§ Problem requirements: Repeat exactly the lines from the line with "Rebuild this chart" to the line with "const INK = '#231f20';", including both, and leave out any pictures.

§ Record excerpts:
•••••

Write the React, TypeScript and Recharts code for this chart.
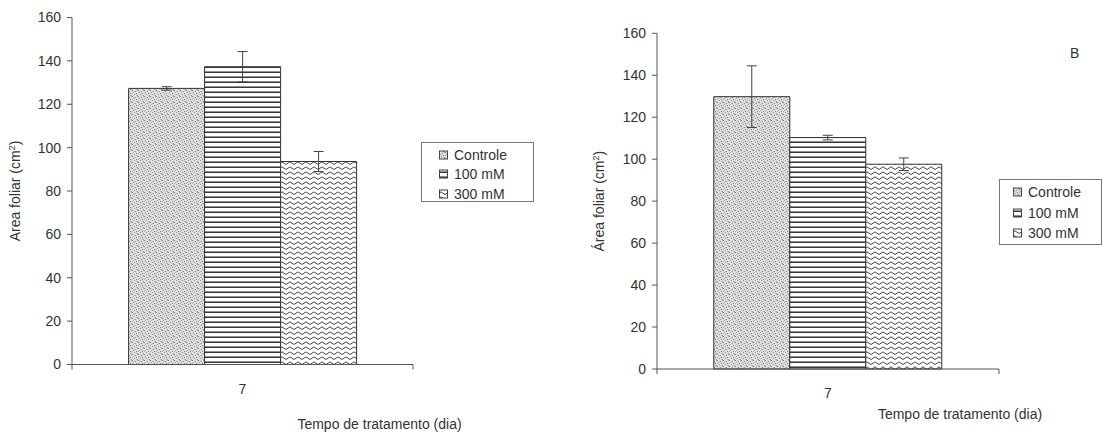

•••••

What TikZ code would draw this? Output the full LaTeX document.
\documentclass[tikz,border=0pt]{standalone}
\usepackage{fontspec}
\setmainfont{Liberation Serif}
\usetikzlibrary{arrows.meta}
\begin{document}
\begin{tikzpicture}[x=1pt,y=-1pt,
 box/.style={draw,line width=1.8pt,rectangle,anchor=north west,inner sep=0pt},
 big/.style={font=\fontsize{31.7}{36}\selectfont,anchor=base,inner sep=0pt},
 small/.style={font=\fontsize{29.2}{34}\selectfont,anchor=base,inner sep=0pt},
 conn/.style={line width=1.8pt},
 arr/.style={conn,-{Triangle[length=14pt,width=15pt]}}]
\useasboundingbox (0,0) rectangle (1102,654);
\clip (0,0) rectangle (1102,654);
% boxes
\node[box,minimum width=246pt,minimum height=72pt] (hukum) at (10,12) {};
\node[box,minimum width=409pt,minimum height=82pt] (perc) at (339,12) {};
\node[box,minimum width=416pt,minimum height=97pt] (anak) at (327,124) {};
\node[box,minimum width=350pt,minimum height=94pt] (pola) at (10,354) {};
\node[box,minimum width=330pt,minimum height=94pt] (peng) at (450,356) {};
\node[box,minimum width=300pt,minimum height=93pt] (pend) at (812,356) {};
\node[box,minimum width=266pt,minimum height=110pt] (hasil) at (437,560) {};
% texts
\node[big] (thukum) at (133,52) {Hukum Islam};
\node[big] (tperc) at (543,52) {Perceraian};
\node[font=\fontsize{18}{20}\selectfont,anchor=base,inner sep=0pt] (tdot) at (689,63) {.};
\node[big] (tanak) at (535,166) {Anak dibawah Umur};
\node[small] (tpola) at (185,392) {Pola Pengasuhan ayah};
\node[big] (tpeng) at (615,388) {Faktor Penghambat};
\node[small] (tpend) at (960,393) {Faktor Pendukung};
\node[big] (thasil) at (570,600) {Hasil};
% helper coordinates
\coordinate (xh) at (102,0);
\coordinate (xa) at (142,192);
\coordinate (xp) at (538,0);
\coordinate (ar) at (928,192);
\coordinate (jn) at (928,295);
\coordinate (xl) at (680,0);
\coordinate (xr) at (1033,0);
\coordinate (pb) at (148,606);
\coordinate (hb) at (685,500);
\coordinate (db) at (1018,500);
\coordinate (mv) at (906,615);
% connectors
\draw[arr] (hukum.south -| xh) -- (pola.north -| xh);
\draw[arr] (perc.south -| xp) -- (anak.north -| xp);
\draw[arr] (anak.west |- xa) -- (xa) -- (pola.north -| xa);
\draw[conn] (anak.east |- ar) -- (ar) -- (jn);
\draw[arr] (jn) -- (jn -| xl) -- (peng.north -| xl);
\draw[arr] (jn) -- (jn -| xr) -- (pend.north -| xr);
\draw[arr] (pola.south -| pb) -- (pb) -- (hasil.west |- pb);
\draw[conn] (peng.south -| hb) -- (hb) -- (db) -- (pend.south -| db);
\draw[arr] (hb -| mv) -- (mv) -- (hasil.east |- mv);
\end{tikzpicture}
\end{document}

•••••

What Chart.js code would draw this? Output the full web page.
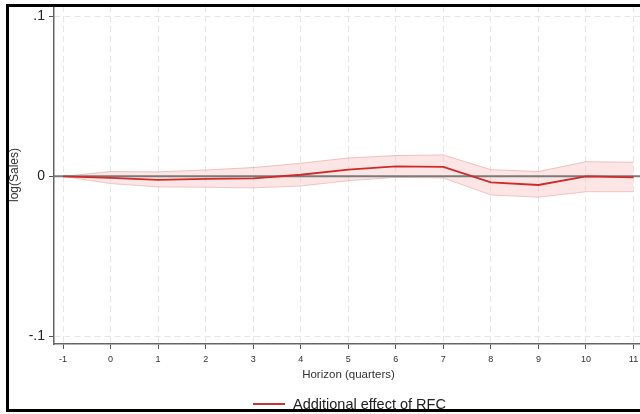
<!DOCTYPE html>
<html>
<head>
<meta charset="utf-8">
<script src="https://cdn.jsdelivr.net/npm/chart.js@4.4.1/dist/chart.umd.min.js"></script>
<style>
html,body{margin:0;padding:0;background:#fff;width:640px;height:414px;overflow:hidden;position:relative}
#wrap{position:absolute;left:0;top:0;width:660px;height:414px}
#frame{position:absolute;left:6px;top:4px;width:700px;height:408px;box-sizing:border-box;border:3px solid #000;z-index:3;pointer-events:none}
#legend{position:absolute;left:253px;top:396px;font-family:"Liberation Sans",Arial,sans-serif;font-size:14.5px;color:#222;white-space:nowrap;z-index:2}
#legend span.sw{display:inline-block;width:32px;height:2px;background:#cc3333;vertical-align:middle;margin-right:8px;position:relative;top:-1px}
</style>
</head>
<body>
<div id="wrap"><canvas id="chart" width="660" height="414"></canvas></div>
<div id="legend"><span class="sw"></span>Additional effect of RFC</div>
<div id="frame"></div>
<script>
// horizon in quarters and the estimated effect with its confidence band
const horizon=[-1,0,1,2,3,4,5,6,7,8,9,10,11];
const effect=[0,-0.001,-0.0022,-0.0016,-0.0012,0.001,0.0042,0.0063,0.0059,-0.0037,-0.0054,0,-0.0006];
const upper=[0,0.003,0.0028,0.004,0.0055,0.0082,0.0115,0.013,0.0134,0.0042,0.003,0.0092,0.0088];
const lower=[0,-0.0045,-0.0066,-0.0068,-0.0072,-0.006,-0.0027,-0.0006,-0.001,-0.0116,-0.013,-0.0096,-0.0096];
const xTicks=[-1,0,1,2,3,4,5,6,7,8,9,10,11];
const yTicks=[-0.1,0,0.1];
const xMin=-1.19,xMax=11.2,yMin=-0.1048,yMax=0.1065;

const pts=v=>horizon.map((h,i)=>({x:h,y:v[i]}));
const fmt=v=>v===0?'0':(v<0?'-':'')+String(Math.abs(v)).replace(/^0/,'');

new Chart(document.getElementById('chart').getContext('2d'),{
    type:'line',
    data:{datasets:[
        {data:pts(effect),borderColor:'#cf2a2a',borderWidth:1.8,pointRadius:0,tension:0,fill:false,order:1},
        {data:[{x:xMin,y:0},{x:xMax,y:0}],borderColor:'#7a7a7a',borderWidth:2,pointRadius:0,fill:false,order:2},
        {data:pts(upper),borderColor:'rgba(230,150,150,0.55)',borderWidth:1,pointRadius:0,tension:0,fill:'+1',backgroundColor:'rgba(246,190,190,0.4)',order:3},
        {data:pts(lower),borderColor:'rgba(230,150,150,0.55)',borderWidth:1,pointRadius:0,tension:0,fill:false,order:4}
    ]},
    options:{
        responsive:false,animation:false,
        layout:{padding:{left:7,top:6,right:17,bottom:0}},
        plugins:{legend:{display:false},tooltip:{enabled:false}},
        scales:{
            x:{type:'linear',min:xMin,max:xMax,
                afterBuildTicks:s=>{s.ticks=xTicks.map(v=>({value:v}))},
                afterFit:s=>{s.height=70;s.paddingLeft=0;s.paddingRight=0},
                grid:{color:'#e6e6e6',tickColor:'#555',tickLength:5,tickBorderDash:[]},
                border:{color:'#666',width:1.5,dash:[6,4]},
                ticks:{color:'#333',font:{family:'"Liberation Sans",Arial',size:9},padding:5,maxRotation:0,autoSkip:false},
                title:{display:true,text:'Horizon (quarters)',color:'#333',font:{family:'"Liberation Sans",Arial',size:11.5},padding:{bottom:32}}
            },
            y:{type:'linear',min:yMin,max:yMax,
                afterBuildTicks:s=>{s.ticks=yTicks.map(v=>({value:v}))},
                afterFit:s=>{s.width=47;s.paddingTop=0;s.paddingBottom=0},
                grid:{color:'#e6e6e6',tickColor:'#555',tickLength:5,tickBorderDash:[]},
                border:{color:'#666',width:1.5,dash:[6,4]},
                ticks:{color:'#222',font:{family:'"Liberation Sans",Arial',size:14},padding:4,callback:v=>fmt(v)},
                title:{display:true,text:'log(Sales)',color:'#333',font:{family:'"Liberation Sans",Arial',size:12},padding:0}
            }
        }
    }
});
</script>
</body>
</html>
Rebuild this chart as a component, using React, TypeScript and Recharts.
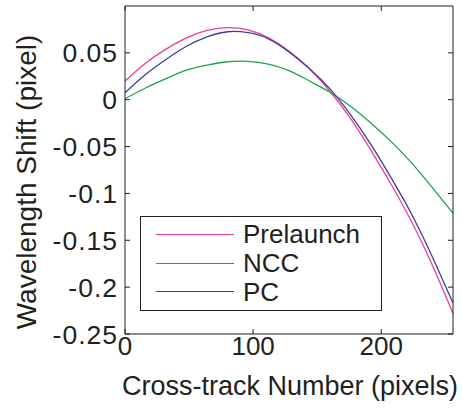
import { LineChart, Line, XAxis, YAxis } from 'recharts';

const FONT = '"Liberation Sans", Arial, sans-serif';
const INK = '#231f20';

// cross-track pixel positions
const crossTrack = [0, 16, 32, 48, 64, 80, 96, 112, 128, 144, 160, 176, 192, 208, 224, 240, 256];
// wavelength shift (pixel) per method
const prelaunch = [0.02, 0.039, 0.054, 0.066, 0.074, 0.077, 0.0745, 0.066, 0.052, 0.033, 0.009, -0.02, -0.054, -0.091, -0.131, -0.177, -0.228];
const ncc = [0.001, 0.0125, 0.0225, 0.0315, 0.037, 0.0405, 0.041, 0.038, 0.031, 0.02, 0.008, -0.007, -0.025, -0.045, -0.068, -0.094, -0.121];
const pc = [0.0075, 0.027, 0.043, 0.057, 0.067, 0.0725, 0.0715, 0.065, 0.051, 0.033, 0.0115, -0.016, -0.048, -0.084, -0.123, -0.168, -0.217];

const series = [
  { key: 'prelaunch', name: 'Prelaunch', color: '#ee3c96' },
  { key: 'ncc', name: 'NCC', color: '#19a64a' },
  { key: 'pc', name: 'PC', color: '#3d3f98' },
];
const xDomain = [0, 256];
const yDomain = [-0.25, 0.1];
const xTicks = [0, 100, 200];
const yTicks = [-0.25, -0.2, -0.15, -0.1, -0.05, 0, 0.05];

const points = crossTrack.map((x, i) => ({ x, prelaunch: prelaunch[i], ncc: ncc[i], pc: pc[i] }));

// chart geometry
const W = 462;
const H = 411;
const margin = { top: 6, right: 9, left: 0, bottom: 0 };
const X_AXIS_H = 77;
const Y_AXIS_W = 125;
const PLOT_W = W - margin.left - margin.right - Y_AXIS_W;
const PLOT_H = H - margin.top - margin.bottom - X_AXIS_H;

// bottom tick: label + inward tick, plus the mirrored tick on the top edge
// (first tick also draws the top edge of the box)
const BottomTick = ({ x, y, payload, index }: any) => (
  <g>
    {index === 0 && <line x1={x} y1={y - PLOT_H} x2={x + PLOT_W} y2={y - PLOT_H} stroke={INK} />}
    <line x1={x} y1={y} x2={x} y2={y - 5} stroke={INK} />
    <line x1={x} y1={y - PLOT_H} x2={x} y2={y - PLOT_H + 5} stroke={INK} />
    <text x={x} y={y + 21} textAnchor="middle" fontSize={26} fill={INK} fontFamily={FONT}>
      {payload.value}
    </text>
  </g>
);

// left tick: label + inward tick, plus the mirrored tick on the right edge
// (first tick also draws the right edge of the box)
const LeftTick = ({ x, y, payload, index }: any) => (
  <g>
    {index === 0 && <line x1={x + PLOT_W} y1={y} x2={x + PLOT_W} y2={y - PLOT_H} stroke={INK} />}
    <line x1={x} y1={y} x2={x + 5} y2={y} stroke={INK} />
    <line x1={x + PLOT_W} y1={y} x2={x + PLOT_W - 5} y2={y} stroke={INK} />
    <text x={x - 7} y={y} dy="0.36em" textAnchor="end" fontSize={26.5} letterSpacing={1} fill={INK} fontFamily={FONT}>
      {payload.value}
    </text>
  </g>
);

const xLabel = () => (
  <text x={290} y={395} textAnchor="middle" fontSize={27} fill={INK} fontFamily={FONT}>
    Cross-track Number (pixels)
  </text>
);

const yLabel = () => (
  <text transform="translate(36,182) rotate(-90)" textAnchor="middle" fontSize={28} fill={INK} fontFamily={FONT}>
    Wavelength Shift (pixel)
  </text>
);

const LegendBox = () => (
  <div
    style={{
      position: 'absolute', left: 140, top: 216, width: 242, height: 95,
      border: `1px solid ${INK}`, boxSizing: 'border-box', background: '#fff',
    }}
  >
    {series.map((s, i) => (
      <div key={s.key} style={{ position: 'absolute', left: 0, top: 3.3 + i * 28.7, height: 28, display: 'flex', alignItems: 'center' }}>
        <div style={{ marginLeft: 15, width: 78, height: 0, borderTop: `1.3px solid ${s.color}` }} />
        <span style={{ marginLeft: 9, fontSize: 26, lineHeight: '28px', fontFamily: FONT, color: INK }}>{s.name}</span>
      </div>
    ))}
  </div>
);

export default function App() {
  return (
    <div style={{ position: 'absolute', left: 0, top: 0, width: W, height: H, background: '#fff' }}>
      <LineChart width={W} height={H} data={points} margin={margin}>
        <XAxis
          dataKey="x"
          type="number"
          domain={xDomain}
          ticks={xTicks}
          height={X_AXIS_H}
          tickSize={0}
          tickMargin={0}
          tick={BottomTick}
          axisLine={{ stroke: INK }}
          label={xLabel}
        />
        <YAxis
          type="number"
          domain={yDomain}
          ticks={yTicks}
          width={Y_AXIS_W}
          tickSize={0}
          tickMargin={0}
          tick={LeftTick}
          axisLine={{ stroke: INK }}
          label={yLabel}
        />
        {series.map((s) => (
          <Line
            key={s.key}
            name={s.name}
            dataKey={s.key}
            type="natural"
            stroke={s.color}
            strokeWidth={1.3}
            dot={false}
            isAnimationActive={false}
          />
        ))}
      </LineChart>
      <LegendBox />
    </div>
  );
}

•••••

§ Answer below:
Rebuild this chart as a component, using React, TypeScript and Recharts.
import { LineChart, Line, XAxis, YAxis } from 'recharts';

const FONT = '"Liberation Sans", Arial, sans-serif';
const INK = '#231f20';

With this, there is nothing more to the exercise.